Northward, by the sea
 
Hit the North
Manacled to the city
All estate agents alive yell down the night in hysterical breath
And from the back of the third eye psyche the inducement come forth
Hit the North
The Fall

It is impossible to say something about northern Norway in this context, so I might just as well say it here at the very outset. I have, it is true, never met an unpleasant person north of Trondheim. I have also never met a single person who has not been seriously fucked up in one way or another. But what I wonder is whether this is possibly an environmental maladjustment due to the dramatic changes between light and darkness, or due to the equally dramatic landscape. Or maybe a combination of these factors. It is true that the intensely wild stare of almost everyone with roots in this part of the country has found a deep resonance in me, which of course comes from radically different circumstances, but it is possible that this is a common form of bipolar psychosis that follows us through our everyday life. Quite frankly: I don’t know. I simply note what my experiences tell me so far. As well as that I think: can you in any way avoid being manic-depressive when you grow up in a world that is either light or dark, black or white, and only nuanced on an exceptional basis. I think, at any rate, that it represents good grounds for making excuses. A kind of diagnosis, or bonus, an excuse for situations that demand an attitude of reserve that is out of reach. This excuse is something I lack myself and admittedly could need on occasion. It’s not the same thing to grow up central Sweden when social democracy’s degree of fitness is still on the plus side. I can’t blame the same external factors to explain why I am fucked up.
 
Of course, there is a reason why I choose to start with these speculations. I am reacting to pictures that make it crystal clear that it is starting to get cold outside.
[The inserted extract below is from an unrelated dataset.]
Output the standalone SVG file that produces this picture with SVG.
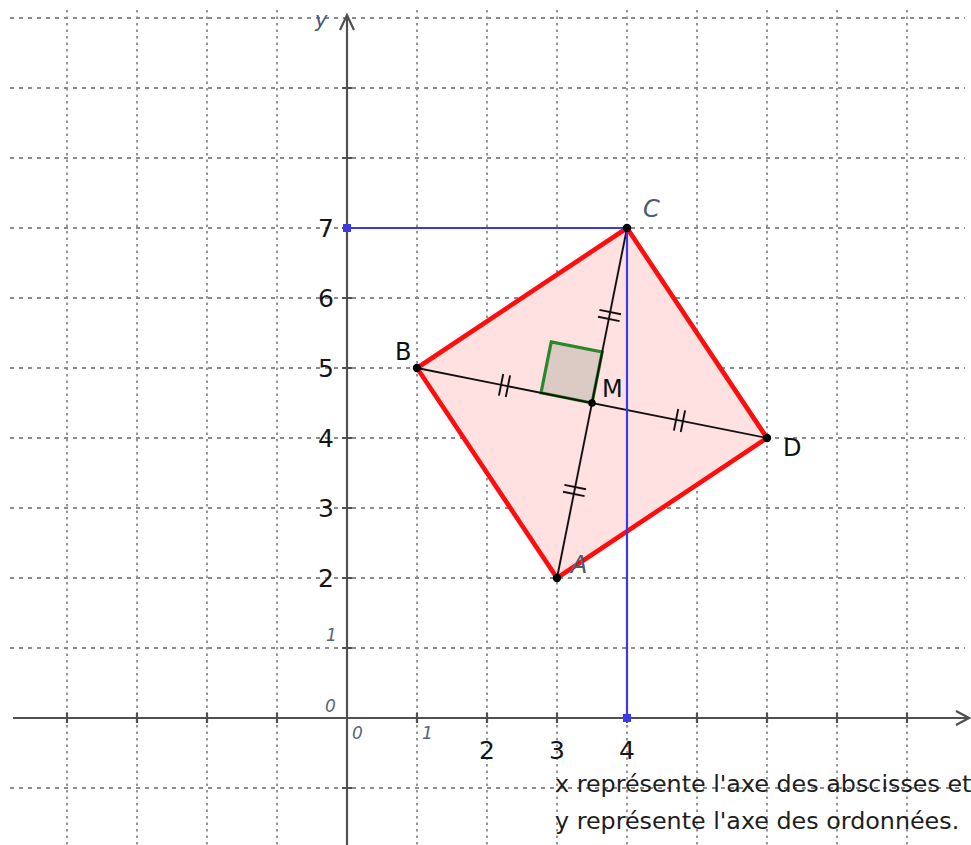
<svg xmlns="http://www.w3.org/2000/svg" width="971" height="845" viewBox="0 0 971 845">
<style>
.gv{stroke:#8c8c8c;stroke-width:1.8;stroke-dasharray:2.5 4;fill:none}
.gh{stroke:#8c8c8c;stroke-width:1.8;stroke-dasharray:4 5;fill:none}
.ax{stroke:#505050;stroke-width:2.2;fill:none}
.tk{stroke:#505050;stroke-width:2.2}
.seg{stroke:#111;stroke-width:1.9;fill:none}
.blue{stroke:#3b3be6;stroke-width:2.2;fill:none}
.num{font-family:"DejaVu Sans","Liberation Sans",sans-serif;font-size:25px;fill:#151515}
.sm{font-family:"DejaVu Sans","Liberation Sans",sans-serif;font-size:17px;font-style:italic;fill:#56657c}
.ital{font-family:"DejaVu Sans","Liberation Sans",sans-serif;font-size:24px;font-style:italic;fill:#4a5b76}
.lbl{font-family:"DejaVu Sans","Liberation Sans",sans-serif;font-size:24px;fill:#111}
.txt{font-family:"DejaVu Sans","Liberation Sans",sans-serif;font-size:23.8px;fill:#1e1e1e}
</style>
<rect width="971" height="845" fill="#ffffff"/>
<g id="grid">
<path class="gv" d="M67 10V845M137 10V845M207 10V845M277 10V845M417 10V845M487 10V845M557 10V845M627 10V845M697 10V845M767 10V845M837 10V845M907 10V845"/>
<path class="gh" d="M10 18H965M10 88H965M10 158H965M10 228H965M10 298H965M10 368H965M10 438H965M10 508H965M10 578H965M10 648H965M10 788H965"/>
</g>
<g id="axes">
<path class="ax" d="M13 718H969M956 711L969 718L956 725"/>
<path class="ax" d="M347 845V15M340 30L347 15L354 30"/>
<path class="tk" d="M67 713V723M137 713V723M207 713V723M277 713V723M417 713V723M487 713V723M557 713V723M627 713V723M697 713V723M767 713V723M837 713V723M907 713V723"/>
<path class="tk" d="M342 88H352M342 158H352M342 228H352M342 298H352M342 368H352M342 438H352M342 508H352M342 578H352M342 648H352M342 788H352"/>
<text class="ital" x="315" y="27" style="font-size:21px">y</text>
<text class="sm" x="325" y="712">0</text>
<text class="sm" x="352" y="739">0</text>
<text class="sm" x="422" y="739">1</text>
<text class="sm" x="326" y="641">1</text>
<g class="num" text-anchor="end">
<text x="334" y="237">7</text>
<text x="334" y="307">6</text>
<text x="334" y="377">5</text>
<text x="334" y="447">4</text>
<text x="334" y="517">3</text>
<text x="334" y="587">2</text>
</g>
<g class="num" text-anchor="middle">
<text x="487" y="759">2</text>
<text x="557" y="759">3</text>
<text x="627" y="759">4</text>
</g>
</g>
<g id="quad-ABCD">
<polygon points="557,578 417,368 627,228 767,438" fill="#ffe1e1" stroke="#ff0d0d" stroke-width="4.6" stroke-linejoin="miter"/>
</g>
<g id="right-angle">
<polygon points="592,403 541.04,392.81 551.23,341.85 602.19,352.04" fill="#dccac4" stroke="#2a882a" stroke-width="3.2"/>
</g>
<g id="connectors">
<path class="seg" d="M557 578L627 228"/>
<path class="seg" d="M417 368L767 438"/>
<path class="seg" d="M564.41 484.91L585.97 489.23M563.03 491.77L584.59 496.09"/>
<path class="seg" d="M599.41 309.91L620.97 314.23M598.03 316.77L619.59 321.09"/>
<path class="seg" d="M510.09 375.41L505.77 396.97M503.23 374.03L498.91 395.59"/>
<path class="seg" d="M685.09 410.41L680.77 431.97M678.23 409.03L673.91 430.59"/>
<path class="blue" d="M347 228H627V718"/>
<rect x="343" y="224" width="8" height="8" fill="#3b3be6"/>
<rect x="623" y="714" width="8" height="8" fill="#3b3be6"/>
</g>
<g id="point-A"><circle cx="557" cy="578" r="4.2" fill="#000"/><text class="ital" x="571" y="573">A</text></g>
<g id="point-B"><circle cx="417" cy="368" r="4.2" fill="#000"/><text class="lbl" x="395" y="360">B</text></g>
<g id="point-C"><circle cx="627" cy="228" r="4.2" fill="#000"/><text class="ital" x="643" y="217">C</text></g>
<g id="point-D"><circle cx="767" cy="438" r="4.2" fill="#000"/><text class="lbl" x="783" y="456">D</text></g>
<g id="point-M"><circle cx="592" cy="403" r="3.8" fill="#000"/><text class="lbl" x="602" y="397">M</text></g>
<g id="caption">
<text class="txt" x="555" y="792">x représente l'axe des abscisses et</text>
<text class="txt" x="555" y="829">y représente l'axe des ordonnées.</text>
</g>
</svg>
But not only that. I have just seen three video works by an artist I have known for nearly 22 years and whom I have not seen once fiddling with a camera. So this is in no way the same old, usual thing, although I shall be careful not to say anything about video art being ”a new and exciting medium”, because it has not been so ever since Nam June Paik broke a television set on stage the year I was born. But here it is quite strictly composed works – methodically not unlike the photorealistic drawings we already know from the past. Narratives that overflow with the latent violence that has always accompanied this artistry like a subsonic, basic tone, not always easy to localise, but ever-present.
 
Now of course it might be asked if this sinister, everyday violence can be said to lying latent; these videos are so text-based that they might rather be described as literary works, and the aversion is in no way veiled in these painful tales of failed sexual abuse and the almost insufferable banality of having to eat while sitting at someone’s deathbed waiting for someone to draw the last breath. Pizza, for example. Or what was my starting point above. A text about a place of origin without once mentioning it by name, but like the drawings, concealing a face. The consistent covering of the face used here, whether it is a pair of knickers or large sunglasses covering most of it, is a technique Figenschou has worked with before. In the past she managed to make a concealed face a meeting place for issues involving the personal, the political and the sexual in a single focused manoeuvre. Now this effort is pursued to invoke a synchronised doubt about the extent to which this is a tenable basis for an identity. And then we wind up in northern Norway somewhere. Where it all began and is still beginning.
 
Lately I have taken notice of how many people I have around me who come from one place or another. And how all of them have almost identical stories to tell about family and childhood friends. And the fact that my own personal history is exactly the same. The fact that one has moved out of context and is totally alone – and decades pass without any member of this childhood landscape ever even considering a move out of the confines of the municipal borders. Just a reflection that strikes me from time to time: the fact that I am most at home with those who are like me-those who once left home and really meant business. But there is the other side of the coin – the traces that one brings with one from this lost landscape. We can take Hanne out of Northern Norway but can we take Northern Norway out of Hanne? After having seen Belonging a couple of times, the answer must of course be No – we cannot obliterate our own background; it will always be fundamental for what we choose to be. Or what we think we choose. What we like to think that we choose. Our place of origin will always, unavoidably, exercise a strong gravitational force on us. It has occurred that I have driven by my own little hole of a town a few times in recent years. And I have made a few rounds past places I can’t get out of my system, places that would have driven me completely mad if I had to relate to them on a daily basis but which I nevertheless have an urge to revisit either through memory or physically when I can, just to keep this organism somewhat intact. We are nothing without our personal backgrounds. Not that we are special in any respect at all, but it has proven difficult to disentangle oneself from these things that we once fled in panic in our late puberty in order to get as far away as possible.
 
But we know this – the harshest winter in many, many years; one has to dress warmly. Or be tough as nails; one year I swam naked in Kirkenes in late September. But I also once met someone in Tromsø who said he didn’t even go swimming in the summertime. And it is here that the inherent logic of the drawings washes over me; is this actually a question of depersonalization? Isn’t the answer to the question to an equally great extent that we seek protection? And with what do we choose to protect ourselves? And aside from the sub-zero-degrees on the thermometer, what should we protect ourselves from?